YOUR INSTRUCTIONS:
Starting at the first line of the listing below, repeat each line up to and including the one containing "y_ticks = [0, 2, 4, 6, 8, 10, 12, 14, 16]". Leave out pictures.

AVAILABLE DATA:
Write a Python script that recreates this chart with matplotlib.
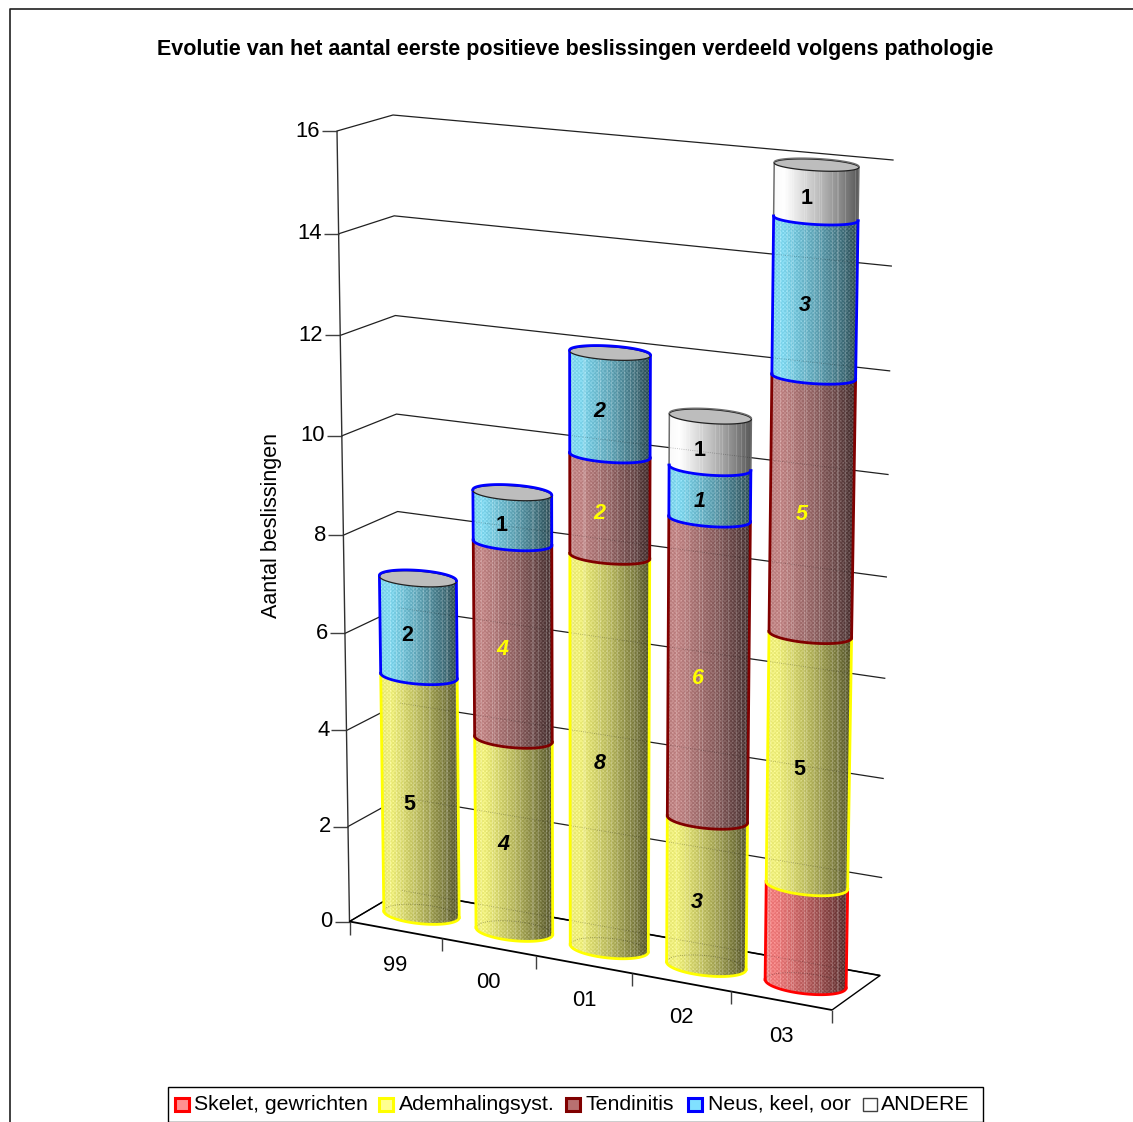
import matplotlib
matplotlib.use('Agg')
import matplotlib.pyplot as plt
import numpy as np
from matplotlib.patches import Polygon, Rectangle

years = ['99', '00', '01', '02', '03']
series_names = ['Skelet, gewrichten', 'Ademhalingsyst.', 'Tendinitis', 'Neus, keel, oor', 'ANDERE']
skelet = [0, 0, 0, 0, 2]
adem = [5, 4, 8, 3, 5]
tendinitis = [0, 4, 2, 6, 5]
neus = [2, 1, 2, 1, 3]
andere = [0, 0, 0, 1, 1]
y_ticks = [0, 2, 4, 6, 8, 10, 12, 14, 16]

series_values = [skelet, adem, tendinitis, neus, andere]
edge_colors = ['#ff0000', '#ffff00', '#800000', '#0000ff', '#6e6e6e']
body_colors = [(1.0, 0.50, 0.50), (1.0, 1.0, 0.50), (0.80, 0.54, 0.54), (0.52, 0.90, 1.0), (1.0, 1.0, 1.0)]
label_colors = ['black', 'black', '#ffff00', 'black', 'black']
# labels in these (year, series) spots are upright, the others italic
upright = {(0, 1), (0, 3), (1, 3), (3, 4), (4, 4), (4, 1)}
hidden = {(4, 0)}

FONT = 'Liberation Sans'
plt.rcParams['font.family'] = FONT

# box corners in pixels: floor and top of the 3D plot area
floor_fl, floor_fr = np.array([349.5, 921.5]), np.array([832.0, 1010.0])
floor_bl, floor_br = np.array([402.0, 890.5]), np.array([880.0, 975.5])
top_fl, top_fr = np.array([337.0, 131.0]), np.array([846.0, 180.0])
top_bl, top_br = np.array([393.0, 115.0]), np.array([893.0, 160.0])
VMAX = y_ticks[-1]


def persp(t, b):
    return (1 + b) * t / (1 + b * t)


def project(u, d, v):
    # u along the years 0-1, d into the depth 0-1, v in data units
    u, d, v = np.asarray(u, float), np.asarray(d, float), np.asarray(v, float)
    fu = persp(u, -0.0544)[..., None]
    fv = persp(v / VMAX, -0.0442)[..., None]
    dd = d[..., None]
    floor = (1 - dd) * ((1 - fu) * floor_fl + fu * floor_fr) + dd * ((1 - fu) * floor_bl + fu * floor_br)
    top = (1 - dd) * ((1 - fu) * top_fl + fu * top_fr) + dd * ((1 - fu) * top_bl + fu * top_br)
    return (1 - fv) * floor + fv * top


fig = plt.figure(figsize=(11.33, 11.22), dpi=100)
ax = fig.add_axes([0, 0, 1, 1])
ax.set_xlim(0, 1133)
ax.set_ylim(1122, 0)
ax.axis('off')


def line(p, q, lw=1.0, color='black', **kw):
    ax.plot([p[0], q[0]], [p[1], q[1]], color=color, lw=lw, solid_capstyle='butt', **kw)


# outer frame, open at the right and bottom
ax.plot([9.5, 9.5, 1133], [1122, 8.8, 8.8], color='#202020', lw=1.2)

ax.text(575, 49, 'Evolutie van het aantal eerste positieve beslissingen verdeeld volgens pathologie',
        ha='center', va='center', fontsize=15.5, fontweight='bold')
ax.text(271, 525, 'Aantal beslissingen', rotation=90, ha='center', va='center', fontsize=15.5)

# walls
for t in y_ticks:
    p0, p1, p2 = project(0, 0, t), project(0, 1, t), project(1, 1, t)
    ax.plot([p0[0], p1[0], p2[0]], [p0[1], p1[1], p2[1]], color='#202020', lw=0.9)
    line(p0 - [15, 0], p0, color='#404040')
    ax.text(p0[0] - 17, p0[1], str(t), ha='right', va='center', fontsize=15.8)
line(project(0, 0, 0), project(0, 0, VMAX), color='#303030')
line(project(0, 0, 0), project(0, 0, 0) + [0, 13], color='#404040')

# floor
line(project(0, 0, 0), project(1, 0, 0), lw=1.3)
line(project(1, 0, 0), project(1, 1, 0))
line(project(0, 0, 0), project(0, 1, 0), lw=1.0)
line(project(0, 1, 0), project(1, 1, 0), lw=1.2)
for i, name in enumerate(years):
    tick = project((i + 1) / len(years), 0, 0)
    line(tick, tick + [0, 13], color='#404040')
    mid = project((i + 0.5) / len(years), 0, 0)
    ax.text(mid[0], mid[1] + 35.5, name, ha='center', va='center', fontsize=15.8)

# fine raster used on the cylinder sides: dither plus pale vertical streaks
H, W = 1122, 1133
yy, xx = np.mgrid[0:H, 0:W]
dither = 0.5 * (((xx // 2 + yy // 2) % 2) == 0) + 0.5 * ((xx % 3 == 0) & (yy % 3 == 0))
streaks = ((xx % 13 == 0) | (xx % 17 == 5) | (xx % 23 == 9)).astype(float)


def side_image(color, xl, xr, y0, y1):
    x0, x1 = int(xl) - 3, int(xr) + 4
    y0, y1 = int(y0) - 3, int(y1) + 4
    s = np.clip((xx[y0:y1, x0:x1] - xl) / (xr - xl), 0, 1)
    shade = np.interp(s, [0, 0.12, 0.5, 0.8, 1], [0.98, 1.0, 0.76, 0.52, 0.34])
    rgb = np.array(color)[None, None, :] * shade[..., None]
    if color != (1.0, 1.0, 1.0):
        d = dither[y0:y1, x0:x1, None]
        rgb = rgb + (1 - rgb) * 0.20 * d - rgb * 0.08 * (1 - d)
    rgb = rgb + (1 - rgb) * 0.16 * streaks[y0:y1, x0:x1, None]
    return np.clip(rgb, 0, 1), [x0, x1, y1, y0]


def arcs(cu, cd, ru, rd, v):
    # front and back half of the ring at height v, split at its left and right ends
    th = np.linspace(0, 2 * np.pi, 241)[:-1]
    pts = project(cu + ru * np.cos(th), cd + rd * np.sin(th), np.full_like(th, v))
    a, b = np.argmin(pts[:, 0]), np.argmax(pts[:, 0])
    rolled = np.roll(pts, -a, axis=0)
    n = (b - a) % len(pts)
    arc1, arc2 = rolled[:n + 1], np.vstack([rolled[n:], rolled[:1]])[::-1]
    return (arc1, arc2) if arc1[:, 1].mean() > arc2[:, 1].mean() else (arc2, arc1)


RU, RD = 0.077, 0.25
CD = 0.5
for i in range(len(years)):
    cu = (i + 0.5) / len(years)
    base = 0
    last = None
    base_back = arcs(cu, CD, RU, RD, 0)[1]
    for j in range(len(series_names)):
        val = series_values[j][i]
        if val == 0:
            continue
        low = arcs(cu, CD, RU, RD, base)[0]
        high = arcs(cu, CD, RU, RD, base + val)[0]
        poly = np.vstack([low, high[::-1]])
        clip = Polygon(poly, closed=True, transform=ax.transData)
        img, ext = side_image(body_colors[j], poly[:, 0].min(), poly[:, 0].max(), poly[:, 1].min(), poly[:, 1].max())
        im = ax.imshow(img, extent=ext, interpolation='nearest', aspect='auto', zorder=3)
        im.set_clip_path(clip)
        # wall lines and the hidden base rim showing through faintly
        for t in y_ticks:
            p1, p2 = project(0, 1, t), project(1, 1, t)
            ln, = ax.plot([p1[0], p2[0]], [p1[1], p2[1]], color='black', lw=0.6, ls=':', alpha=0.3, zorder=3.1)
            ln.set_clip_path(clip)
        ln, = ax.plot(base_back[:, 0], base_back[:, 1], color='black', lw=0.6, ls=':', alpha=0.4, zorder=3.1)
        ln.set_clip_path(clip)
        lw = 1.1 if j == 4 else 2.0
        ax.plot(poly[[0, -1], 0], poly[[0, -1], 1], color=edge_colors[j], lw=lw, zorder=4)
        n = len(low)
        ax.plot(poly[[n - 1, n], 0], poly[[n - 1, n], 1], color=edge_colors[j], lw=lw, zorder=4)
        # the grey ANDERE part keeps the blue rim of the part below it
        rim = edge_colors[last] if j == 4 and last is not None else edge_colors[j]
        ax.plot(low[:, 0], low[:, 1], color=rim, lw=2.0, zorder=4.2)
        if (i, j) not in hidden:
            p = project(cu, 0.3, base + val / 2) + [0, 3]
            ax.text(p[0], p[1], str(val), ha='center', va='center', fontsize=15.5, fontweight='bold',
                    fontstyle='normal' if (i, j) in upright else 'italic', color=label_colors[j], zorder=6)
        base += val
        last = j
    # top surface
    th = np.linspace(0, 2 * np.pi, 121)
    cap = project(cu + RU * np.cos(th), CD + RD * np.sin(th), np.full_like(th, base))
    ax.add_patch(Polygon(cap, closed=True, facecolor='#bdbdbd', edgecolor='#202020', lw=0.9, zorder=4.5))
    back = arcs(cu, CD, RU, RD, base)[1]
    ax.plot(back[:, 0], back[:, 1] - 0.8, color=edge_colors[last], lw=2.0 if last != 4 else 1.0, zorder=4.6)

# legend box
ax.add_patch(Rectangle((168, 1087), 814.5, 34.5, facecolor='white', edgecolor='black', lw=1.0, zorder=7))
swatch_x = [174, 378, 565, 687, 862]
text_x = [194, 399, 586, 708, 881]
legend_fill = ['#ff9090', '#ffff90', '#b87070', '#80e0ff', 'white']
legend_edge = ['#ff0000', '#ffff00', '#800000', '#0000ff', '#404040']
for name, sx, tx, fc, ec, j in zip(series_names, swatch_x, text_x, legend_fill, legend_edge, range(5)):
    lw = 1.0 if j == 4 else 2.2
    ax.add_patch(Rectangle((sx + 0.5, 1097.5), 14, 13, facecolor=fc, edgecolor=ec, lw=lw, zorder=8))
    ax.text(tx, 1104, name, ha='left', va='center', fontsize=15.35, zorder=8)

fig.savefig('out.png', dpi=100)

OUTPUT OF THE EXERCISE:
Write a Python script that recreates this chart with matplotlib.
import matplotlib
matplotlib.use('Agg')
import matplotlib.pyplot as plt
import numpy as np
from matplotlib.patches import Polygon, Rectangle

years = ['99', '00', '01', '02', '03']
series_names = ['Skelet, gewrichten', 'Ademhalingsyst.', 'Tendinitis', 'Neus, keel, oor', 'ANDERE']
skelet = [0, 0, 0, 0, 2]
adem = [5, 4, 8, 3, 5]
tendinitis = [0, 4, 2, 6, 5]
neus = [2, 1, 2, 1, 3]
andere = [0, 0, 0, 1, 1]
y_ticks = [0, 2, 4, 6, 8, 10, 12, 14, 16]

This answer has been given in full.